--- REQUIREMENTS ---
Return the material word for word. Do not include the pictures.

··········

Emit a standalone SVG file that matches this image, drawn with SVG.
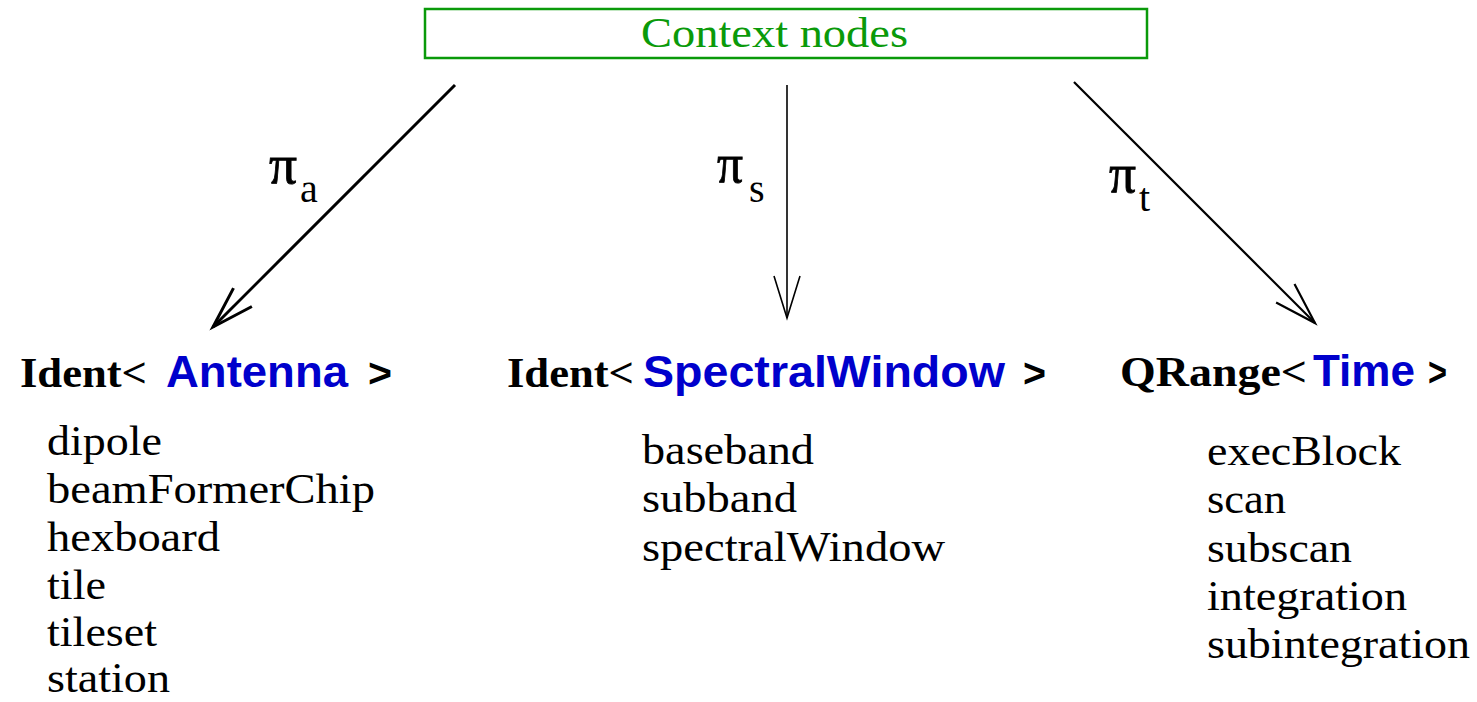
<svg xmlns="http://www.w3.org/2000/svg" width="1477" height="702" viewBox="0 0 1477 702">
  <style>
    .serif { font-family: "Liberation Serif", "Times New Roman", serif; font-size: 42px; fill: #000; }
    .bold { font-weight: bold; }
    .type { font-family: "Liberation Sans", Arial, sans-serif; font-weight: bold; font-size: 44px; fill: #0000cc; }
    .gt { font-family: "Liberation Sans", Arial, sans-serif; font-weight: bold; font-size: 40px; fill: #000; }
    .ctx { fill: #fff; stroke: #0a9a0a; stroke-width: 2.5; }
    .ctx-label { font-family: "Liberation Serif", "Times New Roman", serif; font-size: 42px; fill: #0a9a0a; }
    .edge { fill: none; stroke: #000; }
    .pi { font-family: "Liberation Serif", "Times New Roman", serif; font-size: 40px; fill: #000; }
    .pi-sym { font-family: "Liberation Serif", "Times New Roman", serif; font-size: 54px; fill: #000; stroke: #000; stroke-width: 0.8; }
  </style>
  <defs>
    <marker id="vee-thick" markerUnits="userSpaceOnUse" orient="auto" refX="0" refY="0" overflow="visible">
      <path d="M-42,-13 L0,0 L-42,13" fill="none" stroke="#000" stroke-width="3"/>
    </marker>
    <marker id="vee-mid" markerUnits="userSpaceOnUse" orient="auto" refX="0" refY="0" overflow="visible">
      <path d="M-42,-13 L0,0 L-42,13" fill="none" stroke="#000" stroke-width="2.2"/>
    </marker>
    <marker id="vee-thin" markerUnits="userSpaceOnUse" orient="auto" refX="0" refY="0" overflow="visible">
      <path d="M-42,-13 L0,0 L-42,13" fill="none" stroke="#000" stroke-width="1.6"/>
    </marker>
  </defs>

  <rect width="1477" height="702" fill="#fff"/>

  <!-- root -->
  <g id="context-nodes">
    <rect class="ctx" x="425" y="9" width="722" height="49"/>
    <text class="ctx-label" x="641" y="47" textLength="267" lengthAdjust="spacingAndGlyphs">Context nodes</text>
  </g>

  <!-- projections -->
  <g id="connectors">
    <line class="edge" x1="455" y1="85" x2="213" y2="327" stroke-width="3" marker-end="url(#vee-thick)"/>
    <line class="edge" x1="787" y1="85" x2="787" y2="318" stroke-width="1.6" marker-end="url(#vee-thin)"/>
    <line class="edge" x1="1074" y1="82" x2="1315" y2="323" stroke-width="2.2" marker-end="url(#vee-mid)"/>

    <text class="pi-sym" x="269" y="183" textLength="28" lengthAdjust="spacingAndGlyphs">π</text>
    <text class="pi" x="300" y="202">a</text>
    <text class="pi-sym" x="717" y="182" textLength="26" lengthAdjust="spacingAndGlyphs">π</text>
    <text class="pi" x="749" y="202">s</text>
    <text class="pi-sym" x="1109" y="192" textLength="27" lengthAdjust="spacingAndGlyphs">π</text>
    <text class="pi" x="1139" y="211">t</text>
  </g>

  <!-- antenna identifiers -->
  <g id="ident-antenna">
    <text class="serif bold" x="20" y="387" textLength="127" lengthAdjust="spacingAndGlyphs">Ident&lt;</text>
    <text class="type" x="166" y="387" textLength="182" lengthAdjust="spacingAndGlyphs">Antenna</text>
    <text class="gt" x="368" y="387" textLength="24" lengthAdjust="spacingAndGlyphs">&gt;</text>
    <text class="serif" x="47" y="455" textLength="115" lengthAdjust="spacingAndGlyphs">dipole</text>
    <text class="serif" x="47" y="503" textLength="328" lengthAdjust="spacingAndGlyphs">beamFormerChip</text>
    <text class="serif" x="47" y="551" textLength="173" lengthAdjust="spacingAndGlyphs">hexboard</text>
    <text class="serif" x="47" y="599" textLength="59" lengthAdjust="spacingAndGlyphs">tile</text>
    <text class="serif" x="47" y="646" textLength="110" lengthAdjust="spacingAndGlyphs">tileset</text>
    <text class="serif" x="47" y="692" textLength="123" lengthAdjust="spacingAndGlyphs">station</text>
  </g>

  <!-- spectral window identifiers -->
  <g id="ident-spectral-window">
    <text class="serif bold" x="507" y="387" textLength="127" lengthAdjust="spacingAndGlyphs">Ident&lt;</text>
    <text class="type" x="643" y="387" textLength="362" lengthAdjust="spacingAndGlyphs">SpectralWindow</text>
    <text class="gt" x="1023" y="387" textLength="23" lengthAdjust="spacingAndGlyphs">&gt;</text>
    <text class="serif" x="642" y="464" textLength="172" lengthAdjust="spacingAndGlyphs">baseband</text>
    <text class="serif" x="642" y="512" textLength="155" lengthAdjust="spacingAndGlyphs">subband</text>
    <text class="serif" x="642" y="561" textLength="303" lengthAdjust="spacingAndGlyphs">spectralWindow</text>
  </g>

  <!-- time ranges -->
  <g id="qrange-time">
    <text class="serif bold" x="1120" y="386" textLength="187" lengthAdjust="spacingAndGlyphs">QRange&lt;</text>
    <text class="type" x="1313" y="386" textLength="102" lengthAdjust="spacingAndGlyphs">Time</text>
    <text class="gt" x="1428" y="386" textLength="19" lengthAdjust="spacingAndGlyphs">&gt;</text>
    <text class="serif" x="1207" y="465" textLength="194" lengthAdjust="spacingAndGlyphs">execBlock</text>
    <text class="serif" x="1207" y="513" textLength="79" lengthAdjust="spacingAndGlyphs">scan</text>
    <text class="serif" x="1207" y="562" textLength="145" lengthAdjust="spacingAndGlyphs">subscan</text>
    <text class="serif" x="1207" y="610" textLength="200" lengthAdjust="spacingAndGlyphs">integration</text>
    <text class="serif" x="1207" y="658" textLength="263" lengthAdjust="spacingAndGlyphs">subintegration</text>
  </g>
</svg>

··········

--- FULL ANSWER ---
Emit a standalone SVG file that matches this image, drawn with SVG.
<svg xmlns="http://www.w3.org/2000/svg" width="1477" height="702" viewBox="0 0 1477 702">
  <style>
    .serif { font-family: "Liberation Serif", "Times New Roman", serif; font-size: 42px; fill: #000; }
    .bold { font-weight: bold; }
    .type { font-family: "Liberation Sans", Arial, sans-serif; font-weight: bold; font-size: 44px; fill: #0000cc; }
    .gt { font-family: "Liberation Sans", Arial, sans-serif; font-weight: bold; font-size: 40px; fill: #000; }
    .ctx { fill: #fff; stroke: #0a9a0a; stroke-width: 2.5; }
    .ctx-label { font-family: "Liberation Serif", "Times New Roman", serif; font-size: 42px; fill: #0a9a0a; }
    .edge { fill: none; stroke: #000; }
    .pi { font-family: "Liberation Serif", "Times New Roman", serif; font-size: 40px; fill: #000; }
    .pi-sym { font-family: "Liberation Serif", "Times New Roman", serif; font-size: 54px; fill: #000; stroke: #000; stroke-width: 0.8; }
  </style>
  <defs>
    <marker id="vee-thick" markerUnits="userSpaceOnUse" orient="auto" refX="0" refY="0" overflow="visible">
      <path d="M-42,-13 L0,0 L-42,13" fill="none" stroke="#000" stroke-width="3"/>
    </marker>
    <marker id="vee-mid" markerUnits="userSpaceOnUse" orient="auto" refX="0" refY="0" overflow="visible">
      <path d="M-42,-13 L0,0 L-42,13" fill="none" stroke="#000" stroke-width="2.2"/>
    </marker>
    <marker id="vee-thin" markerUnits="userSpaceOnUse" orient="auto" refX="0" refY="0" overflow="visible">
      <path d="M-42,-13 L0,0 L-42,13" fill="none" stroke="#000" stroke-width="1.6"/>
    </marker>
  </defs>

  <rect width="1477" height="702" fill="#fff"/>

  <!-- root -->
  <g id="context-nodes">
    <rect class="ctx" x="425" y="9" width="722" height="49"/>
    <text class="ctx-label" x="641" y="47" textLength="267" lengthAdjust="spacingAndGlyphs">Context nodes</text>
  </g>

  <!-- projections -->
  <g id="connectors">
    <line class="edge" x1="455" y1="85" x2="213" y2="327" stroke-width="3" marker-end="url(#vee-thick)"/>
    <line class="edge" x1="787" y1="85" x2="787" y2="318" stroke-width="1.6" marker-end="url(#vee-thin)"/>
    <line class="edge" x1="1074" y1="82" x2="1315" y2="323" stroke-width="2.2" marker-end="url(#vee-mid)"/>

    <text class="pi-sym" x="269" y="183" textLength="28" lengthAdjust="spacingAndGlyphs">π</text>
    <text class="pi" x="300" y="202">a</text>
    <text class="pi-sym" x="717" y="182" textLength="26" lengthAdjust="spacingAndGlyphs">π</text>
    <text class="pi" x="749" y="202">s</text>
    <text class="pi-sym" x="1109" y="192" textLength="27" lengthAdjust="spacingAndGlyphs">π</text>
    <text class="pi" x="1139" y="211">t</text>
  </g>

  <!-- antenna identifiers -->
  <g id="ident-antenna">
    <text class="serif bold" x="20" y="387" textLength="127" lengthAdjust="spacingAndGlyphs">Ident&lt;</text>
    <text class="type" x="166" y="387" textLength="182" lengthAdjust="spacingAndGlyphs">Antenna</text>
    <text class="gt" x="368" y="387" textLength="24" lengthAdjust="spacingAndGlyphs">&gt;</text>
    <text class="serif" x="47" y="455" textLength="115" lengthAdjust="spacingAndGlyphs">dipole</text>
    <text class="serif" x="47" y="503" textLength="328" lengthAdjust="spacingAndGlyphs">beamFormerChip</text>
    <text class="serif" x="47" y="551" textLength="173" lengthAdjust="spacingAndGlyphs">hexboard</text>
    <text class="serif" x="47" y="599" textLength="59" lengthAdjust="spacingAndGlyphs">tile</text>
    <text class="serif" x="47" y="646" textLength="110" lengthAdjust="spacingAndGlyphs">tileset</text>
    <text class="serif" x="47" y="692" textLength="123" lengthAdjust="spacingAndGlyphs">station</text>
  </g>

  <!-- spectral window identifiers -->
  <g id="ident-spectral-window">
    <text class="serif bold" x="507" y="387" textLength="127" lengthAdjust="spacingAndGlyphs">Ident&lt;</text>
    <text class="type" x="643" y="387" textLength="362" lengthAdjust="spacingAndGlyphs">SpectralWindow</text>
    <text class="gt" x="1023" y="387" textLength="23" lengthAdjust="spacingAndGlyphs">&gt;</text>
    <text class="serif" x="642" y="464" textLength="172" lengthAdjust="spacingAndGlyphs">baseband</text>
    <text class="serif" x="642" y="512" textLength="155" lengthAdjust="spacingAndGlyphs">subband</text>
    <text class="serif" x="642" y="561" textLength="303" lengthAdjust="spacingAndGlyphs">spectralWindow</text>
  </g>

  <!-- time ranges -->
  <g id="qrange-time">
    <text class="serif bold" x="1120" y="386" textLength="187" lengthAdjust="spacingAndGlyphs">QRange&lt;</text>
    <text class="type" x="1313" y="386" textLength="102" lengthAdjust="spacingAndGlyphs">Time</text>
    <text class="gt" x="1428" y="386" textLength="19" lengthAdjust="spacingAndGlyphs">&gt;</text>
    <text class="serif" x="1207" y="465" textLength="194" lengthAdjust="spacingAndGlyphs">execBlock</text>
    <text class="serif" x="1207" y="513" textLength="79" lengthAdjust="spacingAndGlyphs">scan</text>
    <text class="serif" x="1207" y="562" textLength="145" lengthAdjust="spacingAndGlyphs">subscan</text>
    <text class="serif" x="1207" y="610" textLength="200" lengthAdjust="spacingAndGlyphs">integration</text>
    <text class="serif" x="1207" y="658" textLength="263" lengthAdjust="spacingAndGlyphs">subintegration</text>
  </g>
</svg>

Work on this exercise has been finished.